◆ Raw data ◆

━━━━━━━━

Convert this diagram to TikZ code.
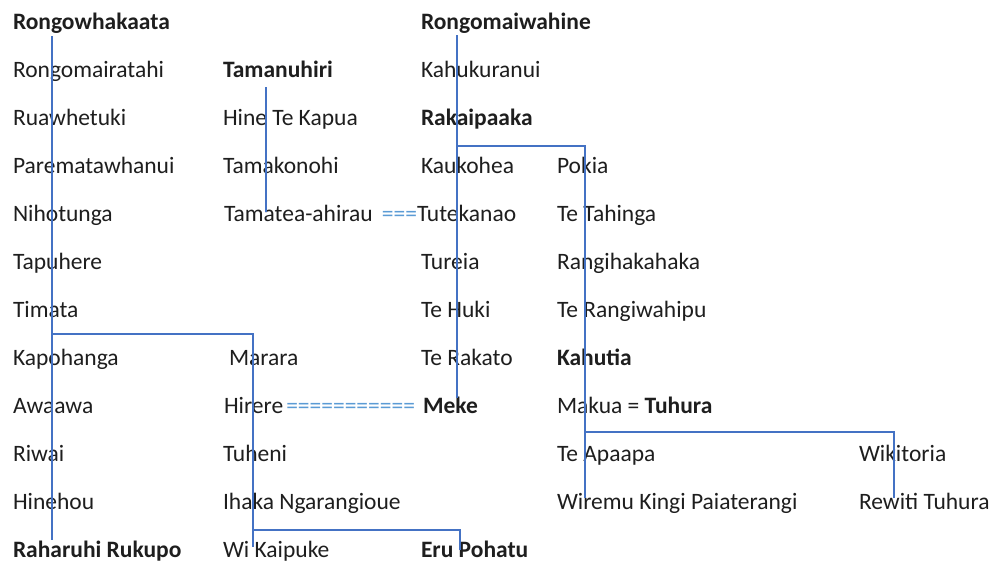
\documentclass[tikz,border=0pt]{standalone}
\usepackage{fontspec}
\setmainfont{Carlito}
\definecolor{linec}{HTML}{4472C4}
\definecolor{eqc}{HTML}{5B9BD5}
\definecolor{txt}{HTML}{1E1E1E}
\begin{document}
\begin{tikzpicture}[x=1pt,y=-1pt,
  nm/.style={anchor=base west,inner sep=0pt,outer sep=0pt,text=txt,font=\fontsize{23.5}{26}\selectfont},
  bnm/.style={nm,font=\fontsize{23.5}{26}\selectfont\bfseries},
  eqs/.style={anchor=base east,inner sep=0pt,outer sep=0pt,text=eqc,font=\fontsize{23.5}{26}\selectfont},
  link/.style={draw=linec,line width=1.3pt}]
\useasboundingbox[fill=white] (0,0) rectangle (999,562);
% column 1
\node[bnm] (r0) at (13,29) {Rongowhakaata};
\node[nm] (r1) at (13,77) {Rongomairatahi};
\node[nm] (r2) at (13,125) {Ruawhetuki};
\node[nm] (r3) at (13,173) {Parematawhanui};
\node[nm] (r4) at (13,221) {Nihotunga};
\node[nm] (r5) at (13,269) {Tapuhere};
\node[nm] (r6) at (13,317) {Timata};
\node[nm] (r7) at (13,365) {Kapohanga};
\node[nm] (r8) at (13,413) {Awaawa};
\node[nm] (r9) at (13,461) {Riwai};
\node[nm] (r10) at (13,509) {Hinehou};
\node[bnm] (r11) at (13,557) {Raharuhi Rukupo};
% column 2
\node[bnm] (t1) at (223,77) {Tamanuhiri};
\node[nm] (t2) at (223,125) {Hine Te Kapua};
\node[nm] (t3) at (223,173) {Tamakonohi};
\node[nm] (t4) at (224,221) {Tamatea-ahirau};
\node[nm] (m7) at (229,365) {Marara};
\node[nm] (m8) at (224,413) {Hirere};
\node[nm] (m9) at (223,461) {Tuheni};
\node[nm] (m10) at (223,509) {Ihaka Ngarangioue};
\node[nm] (m11) at (223,557) {Wi Kaipuke};
% column 3
\node[bnm] (k0) at (421,29) {Rongomaiwahine};
\node[nm] (k1) at (421,77) {Kahukuranui};
\node[bnm] (k2) at (421,125) {Rakaipaaka};
\node[nm] (k3) at (421,173) {Kaukohea};
\node[nm] (k4) at (417,221) {Tutekanao};
\node[nm] (k5) at (421,269) {Tureia};
\node[nm] (k6) at (421,317) {Te Huki};
\node[nm] (k7) at (421,365) {Te Rakato};
\node[bnm] (k8) at (423,413) {Meke};
\node[bnm] (k11) at (421,557) {Eru Pohatu};
% column 4
\node[nm] (p3) at (557,173) {Pokia};
\node[nm] (p4) at (557,221) {Te Tahinga};
\node[nm] (p5) at (557,269) {Rangihakahaka};
\node[nm] (p6) at (557,317) {Te Rangiwahipu};
\node[bnm] (p7) at (557,365) {Kahutia};
\node[nm] (p8) at (557,413) {Makua = \textbf{Tuhura}};
\node[nm] (p9) at (557,461) {Te Apaapa};
\node[nm] (p10) at (557,509) {Wiremu Kingi Paiaterangi};
% column 5
\node[nm] (w9) at (859,461) {Wikitoria};
\node[nm] (w10) at (859,509) {Rewiti Tuhura};
% marriage signs
\node[eqs] (e1) at (k4.base west) {===};
\node[eqs] (e2) at (415,413) {===========};
% line coordinates
\coordinate (a0) at (52,36);
\coordinate (a1) at (52,540);
\coordinate (a2) at (52,334);
\coordinate (a3) at (253,334);
\coordinate (a4) at (253,547);
\coordinate (a5) at (253,530);
\coordinate (a6) at (460,530);
\coordinate (a7) at (460,550);
\coordinate (b0) at (266,87);
\coordinate (b1) at (266,212);
\coordinate (c0) at (457,35);
\coordinate (c1) at (457,398);
\coordinate (c2) at (457,146);
\coordinate (c3) at (585,146);
\coordinate (c4) at (585,498);
\coordinate (c5) at (585,432);
\coordinate (c6) at (894,432);
\coordinate (c7) at (894,498);
% lines
\draw[link] (a0) -- (a1);
\draw[link] (a2) -- (a3) -- (a4);
\draw[link] (a5) -- (a6) -- (a7);
\draw[link] (b0) -- (b1);
\draw[link] (c0) -- (c1);
\draw[link] (c2) -- (c3) -- (c4);
\draw[link] (c5) -- (c6) -- (c7);
\end{tikzpicture}
\end{document}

━━━━━━━━

◆ Your task ◆
Working from the lines above, reproduce the material exactly and exclude its pictures.

◆ Result for this task ◆
Convert this diagram to TikZ code.
\documentclass[tikz,border=0pt]{standalone}
\usepackage{fontspec}
\setmainfont{Carlito}
\definecolor{linec}{HTML}{4472C4}
\definecolor{eqc}{HTML}{5B9BD5}
\definecolor{txt}{HTML}{1E1E1E}
\begin{document}
\begin{tikzpicture}[x=1pt,y=-1pt,
  nm/.style={anchor=base west,inner sep=0pt,outer sep=0pt,text=txt,font=\fontsize{23.5}{26}\selectfont},
  bnm/.style={nm,font=\fontsize{23.5}{26}\selectfont\bfseries},
  eqs/.style={anchor=base east,inner sep=0pt,outer sep=0pt,text=eqc,font=\fontsize{23.5}{26}\selectfont},
  link/.style={draw=linec,line width=1.3pt}]
\useasboundingbox[fill=white] (0,0) rectangle (999,562);
% column 1
\node[bnm] (r0) at (13,29) {Rongowhakaata};
\node[nm] (r1) at (13,77) {Rongomairatahi};
\node[nm] (r2) at (13,125) {Ruawhetuki};
\node[nm] (r3) at (13,173) {Parematawhanui};
\node[nm] (r4) at (13,221) {Nihotunga};
\node[nm] (r5) at (13,269) {Tapuhere};
\node[nm] (r6) at (13,317) {Timata};
\node[nm] (r7) at (13,365) {Kapohanga};
\node[nm] (r8) at (13,413) {Awaawa};
\node[nm] (r9) at (13,461) {Riwai};
\node[nm] (r10) at (13,509) {Hinehou};
\node[bnm] (r11) at (13,557) {Raharuhi Rukupo};
% column 2
\node[bnm] (t1) at (223,77) {Tamanuhiri};
\node[nm] (t2) at (223,125) {Hine Te Kapua};
\node[nm] (t3) at (223,173) {Tamakonohi};
\node[nm] (t4) at (224,221) {Tamatea-ahirau};
\node[nm] (m7) at (229,365) {Marara};
\node[nm] (m8) at (224,413) {Hirere};
\node[nm] (m9) at (223,461) {Tuheni};
\node[nm] (m10) at (223,509) {Ihaka Ngarangioue};
\node[nm] (m11) at (223,557) {Wi Kaipuke};
% column 3
\node[bnm] (k0) at (421,29) {Rongomaiwahine};
\node[nm] (k1) at (421,77) {Kahukuranui};
\node[bnm] (k2) at (421,125) {Rakaipaaka};
\node[nm] (k3) at (421,173) {Kaukohea};
\node[nm] (k4) at (417,221) {Tutekanao};
\node[nm] (k5) at (421,269) {Tureia};
\node[nm] (k6) at (421,317) {Te Huki};
\node[nm] (k7) at (421,365) {Te Rakato};
\node[bnm] (k8) at (423,413) {Meke};
\node[bnm] (k11) at (421,557) {Eru Pohatu};
% column 4
\node[nm] (p3) at (557,173) {Pokia};
\node[nm] (p4) at (557,221) {Te Tahinga};
\node[nm] (p5) at (557,269) {Rangihakahaka};
\node[nm] (p6) at (557,317) {Te Rangiwahipu};
\node[bnm] (p7) at (557,365) {Kahutia};
\node[nm] (p8) at (557,413) {Makua = \textbf{Tuhura}};
\node[nm] (p9) at (557,461) {Te Apaapa};
\node[nm] (p10) at (557,509) {Wiremu Kingi Paiaterangi};
% column 5
\node[nm] (w9) at (859,461) {Wikitoria};
\node[nm] (w10) at (859,509) {Rewiti Tuhura};
% marriage signs
\node[eqs] (e1) at (k4.base west) {===};
\node[eqs] (e2) at (415,413) {===========};
% line coordinates
\coordinate (a0) at (52,36);
\coordinate (a1) at (52,540);
\coordinate (a2) at (52,334);
\coordinate (a3) at (253,334);
\coordinate (a4) at (253,547);
\coordinate (a5) at (253,530);
\coordinate (a6) at (460,530);
\coordinate (a7) at (460,550);
\coordinate (b0) at (266,87);
\coordinate (b1) at (266,212);
\coordinate (c0) at (457,35);
\coordinate (c1) at (457,398);
\coordinate (c2) at (457,146);
\coordinate (c3) at (585,146);
\coordinate (c4) at (585,498);
\coordinate (c5) at (585,432);
\coordinate (c6) at (894,432);
\coordinate (c7) at (894,498);
% lines
\draw[link] (a0) -- (a1);
\draw[link] (a2) -- (a3) -- (a4);
\draw[link] (a5) -- (a6) -- (a7);
\draw[link] (b0) -- (b1);
\draw[link] (c0) -- (c1);
\draw[link] (c2) -- (c3) -- (c4);
\draw[link] (c5) -- (c6) -- (c7);
\end{tikzpicture}
\end{document}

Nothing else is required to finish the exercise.